## Problem description
Extract the lines of the material below, beginning with the first and ending with the line that holds "plt.rcParams['font.family'] = ['Noto". Skip every picture.

## Input
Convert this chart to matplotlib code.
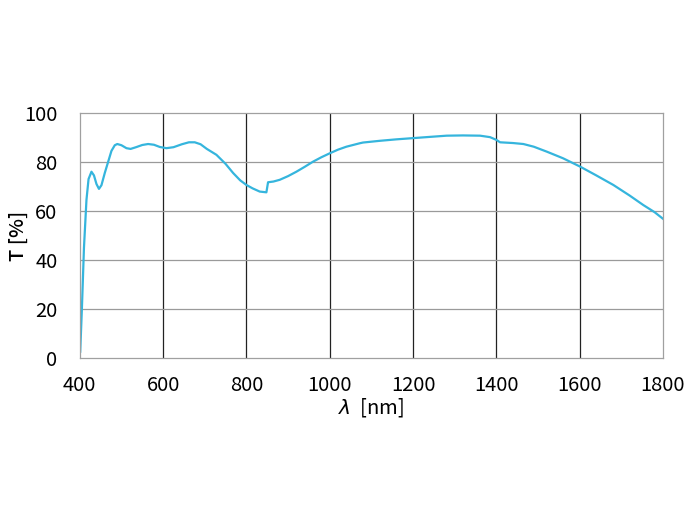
import matplotlib.pyplot as plt
import numpy as np

plt.rcParams['font.family'] = ['Noto Sans CJK JP', 'DejaVu Sans']

# wavelength (nm) and transmittance (%)
wavelength = [401, 405, 410, 416, 421, 428, 434, 440, 446, 452, 460, 468, 476, 484, 490,
              500, 512, 522, 535, 550, 564, 578, 592, 608, 625, 645, 662, 676, 690,
              705, 728, 750, 768, 785, 800, 815, 832, 848,
              852, 865, 880, 900, 920, 940, 960, 980, 1000, 1020, 1040, 1072, 1080, 1120,
              1160, 1200, 1240, 1281, 1320, 1361, 1385, 1400, 1409, 1440, 1465, 1490,
              1521, 1560, 1601, 1640, 1681, 1720, 1753, 1780, 1801]
transmission = [2.6, 20, 45, 64.5, 73, 76, 74.5, 71, 69, 70.5, 75.5, 80, 84.5, 86.8, 87.3,
                86.8, 85.6, 85.3, 86.0, 86.9, 87.3, 87.0, 86.1, 85.6, 86.0, 87.2, 88.0, 88.0, 87.2,
                85.3, 82.9, 79.2, 75.5, 72.5, 70.6, 69.2, 67.9, 67.6,
                71.7, 72.0, 72.7, 74.2, 76.0, 78.0, 80.1, 81.9, 83.5, 85.0, 86.2, 87.6, 87.9, 88.6,
                89.2, 89.7, 90.2, 90.7, 90.8, 90.7, 90.1, 89.0, 88.0, 87.7, 87.3, 86.2,
                84.2, 81.5, 78.1, 74.5, 70.6, 66.3, 62.4, 59.5, 56.7]

fig = plt.figure(figsize=(7, 5.25), dpi=100)
ax = fig.add_axes([0.114, 0.318, 0.833, 0.467])

ax.plot(wavelength, transmission, color='#35b5dd', linewidth=1.6)

ax.set_xlim(400, 1800)
ax.set_ylim(0, 100)
ax.set_xticks(np.arange(400, 1801, 200))
ax.set_yticks(np.arange(0, 101, 20))

for x in range(600, 1800, 200):
    ax.axvline(x, color='#222222', linewidth=0.9, zorder=0)
for y in range(20, 100, 20):
    ax.axhline(y, color='#9a9a9a', linewidth=0.9, zorder=0)

for sp in ax.spines.values():
    sp.set_color('#a0a0a0')
    sp.set_linewidth(0.9)

ax.tick_params(length=0, labelsize=14.5, colors='black')
ax.tick_params(axis='x', pad=12)
ax.tick_params(axis='y', pad=16)
ax.set_xlabel(r'$\lambda$  [nm]', fontsize=14.5, labelpad=0)
ax.set_ylabel('T [%]', fontsize=14.5, labelpad=-3, fontweight='medium')

plt.savefig('out.png', dpi=100)
plt.close()
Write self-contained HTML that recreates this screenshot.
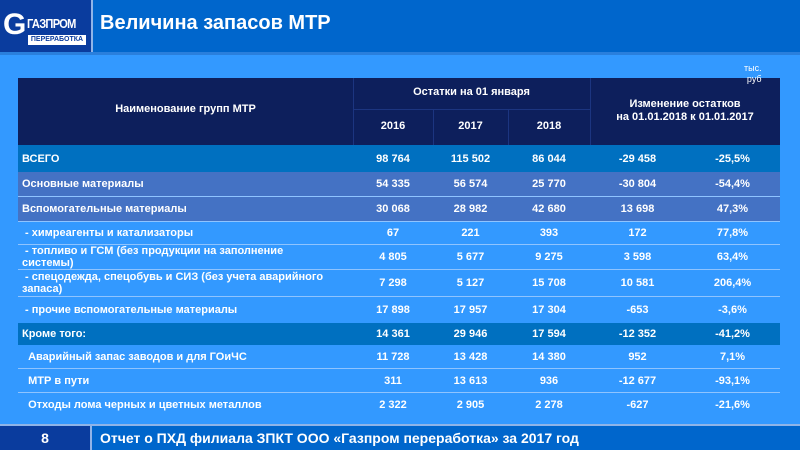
<!DOCTYPE html>
<html><head><meta charset="utf-8"><style>
*{margin:0;padding:0;box-sizing:border-box}
body{width:800px;height:450px;overflow:hidden;background:#3399ff;font-family:"Liberation Sans",Arial,sans-serif;font-weight:bold;color:#fff;position:relative}
.a{position:absolute}
.r{position:absolute;left:18px;width:762px;font-size:11px}
.c{position:absolute;top:0;height:100%;display:flex;align-items:center;justify-content:center;text-align:center}
.n{left:4px;width:310px;justify-content:flex-start;text-align:left;line-height:12px}
.sep{border-bottom:1px solid #8fc4ff}
</style></head><body>
<div class="a" style="left:0;top:0;width:800px;height:52px;background:#0066cc"></div>
<div class="a" style="left:0;top:52px;width:800px;height:3px;background:#2a7fdc"></div>
<div class="a" style="left:0;top:0;width:93px;height:52px;background:#0a3c9e;border-right:2px solid #8fb4e8"></div>
<div class="a" style="left:3px;top:10px;font-size:30px;line-height:30px;font-weight:bold;color:#fff">G</div>
<div class="a" style="left:27px;top:16px;font-size:13px;color:#fff;letter-spacing:-0.8px;transform:scaleX(0.85);transform-origin:left">ГАЗПРОМ</div>
<div class="a" style="left:28px;top:35px;width:58px;height:10px;background:#fff;color:#0a3c9e;font-size:7px;line-height:10px;text-align:center">ПЕРЕРАБОТКА</div>
<div class="a" style="left:100px;top:12px;font-size:20px">Величина запасов МТР</div>

<div class="a" style="left:18px;top:78px;width:762px;height:67px;background:#0d1f5c"></div>
<div class="a" style="left:353px;top:78px;width:1px;height:67px;background:#1c3580"></div>
<div class="a" style="left:590px;top:78px;width:1px;height:67px;background:#1c3580"></div>
<div class="a" style="left:433px;top:110px;width:1px;height:35px;background:#1c3580"></div>
<div class="a" style="left:508px;top:110px;width:1px;height:35px;background:#1c3580"></div>
<div class="a" style="left:353px;top:109px;width:237px;height:1px;background:#1c3580"></div>
<div class="a" style="left:18px;top:103px;width:335px;text-align:center;font-size:11px">Наименование групп МТР</div>
<div class="a" style="left:353px;top:86px;width:237px;text-align:center;font-size:11px">Остатки на 01 января</div>
<div class="a" style="left:353px;top:120px;width:80px;text-align:center;font-size:11px">2016</div>
<div class="a" style="left:433px;top:120px;width:75px;text-align:center;font-size:11px">2017</div>
<div class="a" style="left:508px;top:120px;width:82px;text-align:center;font-size:11px">2018</div>
<div class="a" style="left:590px;top:98px;width:190px;text-align:center;font-size:11px;line-height:13px">Изменение остатков<br>на 01.01.2018 к 01.01.2017</div>
<div class="a" style="left:744px;top:63px;font-size:9px;font-weight:normal;line-height:11px;text-align:right">тыс.<br>руб</div>

<div class="r" style="top:145px;height:27px;background:#0070c0"><div class="c n">ВСЕГО</div><div class="c" style="left:335px;width:80px">98 764</div><div class="c" style="left:415px;width:75px">115 502</div><div class="c" style="left:490px;width:82px">86 044</div><div class="c" style="left:572px;width:95px">-29 458</div><div class="c" style="left:667px;width:95px">-25,5%</div></div>
<div class="r sep" style="top:172px;height:25px;background:#4472c4"><div class="c n">Основные материалы</div><div class="c" style="left:335px;width:80px">54 335</div><div class="c" style="left:415px;width:75px">56 574</div><div class="c" style="left:490px;width:82px">25 770</div><div class="c" style="left:572px;width:95px">-30 804</div><div class="c" style="left:667px;width:95px">-54,4%</div></div>
<div class="r sep" style="top:197px;height:25px;background:#4472c4"><div class="c n">Вспомогательные материалы</div><div class="c" style="left:335px;width:80px">30 068</div><div class="c" style="left:415px;width:75px">28 982</div><div class="c" style="left:490px;width:82px">42 680</div><div class="c" style="left:572px;width:95px">13 698</div><div class="c" style="left:667px;width:95px">47,3%</div></div>
<div class="r sep" style="top:222px;height:23px"><div class="c n">&nbsp;- химреагенты и катализаторы</div><div class="c" style="left:335px;width:80px">67</div><div class="c" style="left:415px;width:75px">221</div><div class="c" style="left:490px;width:82px">393</div><div class="c" style="left:572px;width:95px">172</div><div class="c" style="left:667px;width:95px">77,8%</div></div>
<div class="r sep" style="top:245px;height:25px"><div class="c n">&nbsp;- топливо и ГСМ (без продукции на заполнение системы)</div><div class="c" style="left:335px;width:80px">4 805</div><div class="c" style="left:415px;width:75px">5 677</div><div class="c" style="left:490px;width:82px">9 275</div><div class="c" style="left:572px;width:95px">3 598</div><div class="c" style="left:667px;width:95px">63,4%</div></div>
<div class="r sep" style="top:270px;height:27px"><div class="c n">&nbsp;- спецодежда, спецобувь и СИЗ (без учета аварийного запаса)</div><div class="c" style="left:335px;width:80px">7 298</div><div class="c" style="left:415px;width:75px">5 127</div><div class="c" style="left:490px;width:82px">15 708</div><div class="c" style="left:572px;width:95px">10 581</div><div class="c" style="left:667px;width:95px">206,4%</div></div>
<div class="r" style="top:297px;height:26px"><div class="c n">&nbsp;- прочие вспомогательные материалы</div><div class="c" style="left:335px;width:80px">17 898</div><div class="c" style="left:415px;width:75px">17 957</div><div class="c" style="left:490px;width:82px">17 304</div><div class="c" style="left:572px;width:95px">-653</div><div class="c" style="left:667px;width:95px">-3,6%</div></div>
<div class="r" style="top:323px;height:22px;background:#0070c0"><div class="c n">Кроме того:</div><div class="c" style="left:335px;width:80px">14 361</div><div class="c" style="left:415px;width:75px">29 946</div><div class="c" style="left:490px;width:82px">17 594</div><div class="c" style="left:572px;width:95px">-12 352</div><div class="c" style="left:667px;width:95px">-41,2%</div></div>
<div class="r sep" style="top:345px;height:24px"><div class="c n">&nbsp;&nbsp;Аварийный запас заводов и для ГОиЧС</div><div class="c" style="left:335px;width:80px">11 728</div><div class="c" style="left:415px;width:75px">13 428</div><div class="c" style="left:490px;width:82px">14 380</div><div class="c" style="left:572px;width:95px">952</div><div class="c" style="left:667px;width:95px">7,1%</div></div>
<div class="r sep" style="top:369px;height:24px"><div class="c n">&nbsp;&nbsp;МТР в пути</div><div class="c" style="left:335px;width:80px">311</div><div class="c" style="left:415px;width:75px">13 613</div><div class="c" style="left:490px;width:82px">936</div><div class="c" style="left:572px;width:95px">-12 677</div><div class="c" style="left:667px;width:95px">-93,1%</div></div>
<div class="r" style="top:393px;height:24px"><div class="c n">&nbsp;&nbsp;Отходы лома черных и цветных металлов</div><div class="c" style="left:335px;width:80px">2 322</div><div class="c" style="left:415px;width:75px">2 905</div><div class="c" style="left:490px;width:82px">2 278</div><div class="c" style="left:572px;width:95px">-627</div><div class="c" style="left:667px;width:95px">-21,6%</div></div>

<div class="a" style="left:0;top:424px;width:800px;height:26px;background:#0066cc;border-top:2px solid #8fb4e8"></div>
<div class="a" style="left:0;top:426px;width:92px;height:24px;background:#0a3c9e;border-right:2px solid #8fb4e8;text-align:center;font-size:14px;line-height:24px">8</div>
<div class="a" style="left:100px;top:430px;font-size:14px">Отчет о ПХД филиала ЗПКТ ООО «Газпром переработка» за 2017 год</div>
</body></html>
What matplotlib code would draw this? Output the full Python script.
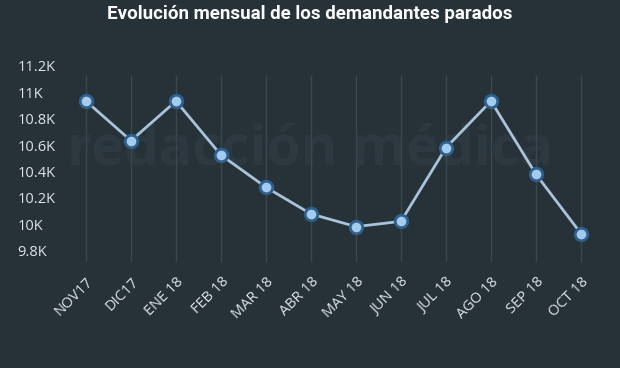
import matplotlib
matplotlib.use("Agg")
import matplotlib.pyplot as plt

# datos (estimados del gráfico)
meses = ["NOV17", "DIC17", "ENE 18", "FEB 18", "MAR 18", "ABR 18",
         "MAY 18", "JUN 18", "JUL 18", "AGO 18", "SEP 18", "OCT 18"]
parados = [10934, 10634, 10934, 10525, 10281, 10079,
           9983, 10023, 10581, 10934, 10379, 9930]
yticks = [9800, 10000, 10200, 10400, 10600, 10800, 11000, 11200]
ylabels = ["9.8K", "10K", "10.2K", "10.4K", "10.6K", "10.8K", "11K", "11.2K"]

bg = "#263238"
txt = "#dde3e8"

ymin, ymax = 9715, 11220
px = 26.4 / 200  # pixeles por unidad
alto = (ymax - ymin) * px

fig = plt.figure(figsize=(6.2, 3.68), dpi=100, facecolor=bg)
ax = fig.add_axes([63.5 / 620, 1 - 262 / 368, 540 / 620, alto / 368])
ax.set_facecolor(bg)

x = list(range(len(meses)))

# marca de agua
ax.text(0.5, 1 - 150 / 368, "redacción médica", ha="center", va="center",
        fontsize=40, fontweight="bold", family="Open Sans",
        color="#2c3940", zorder=0, transform=fig.transFigure)

# rejilla vertical
ax.vlines(x, ymin, 11131, color="#3a474f", lw=1, zorder=1)

ax.plot(x, parados, color="#a8c3da", lw=2, zorder=3, clip_on=False)
ax.plot(x, parados, "o", ms=9, mfc="#a3cbee", mec="#2f5f8c", mew=2,
        zorder=4, clip_on=False)

for s in ax.spines.values():
    s.set_visible(False)

ax.set_yticks(yticks)
ax.set_yticklabels(ylabels, fontsize=10.5, color=txt, family="Open Sans")
ax.tick_params(axis="y", length=0, pad=33)
for lab in ax.get_yticklabels():
    lab.set_ha("left")

ax.set_xticks(x)
ax.set_xticklabels(meses, rotation=45, ha="right", rotation_mode="anchor",
                   fontsize=10.5, color=txt, family="Open Sans")
ax.tick_params(axis="x", length=0, pad=9)

ax.set_xlim(-0.5, len(meses) - 0.5)
ax.set_ylim(ymin, ymax)

fig.text(0.5, 1 - 14 / 368, "Evolución mensual de los demandantes parados",
         ha="center", va="center", fontsize=13.5, fontweight="bold",
         family="Roboto", color="#ffffff")

fig.savefig("out.png", dpi=100, facecolor=bg)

## Response below
Convert this chart to matplotlib code.
import matplotlib.pyplot as plt
import numpy as np

plt.rcParams['font.family'] = ['Noto Sans CJK JP', 'DejaVu Sans']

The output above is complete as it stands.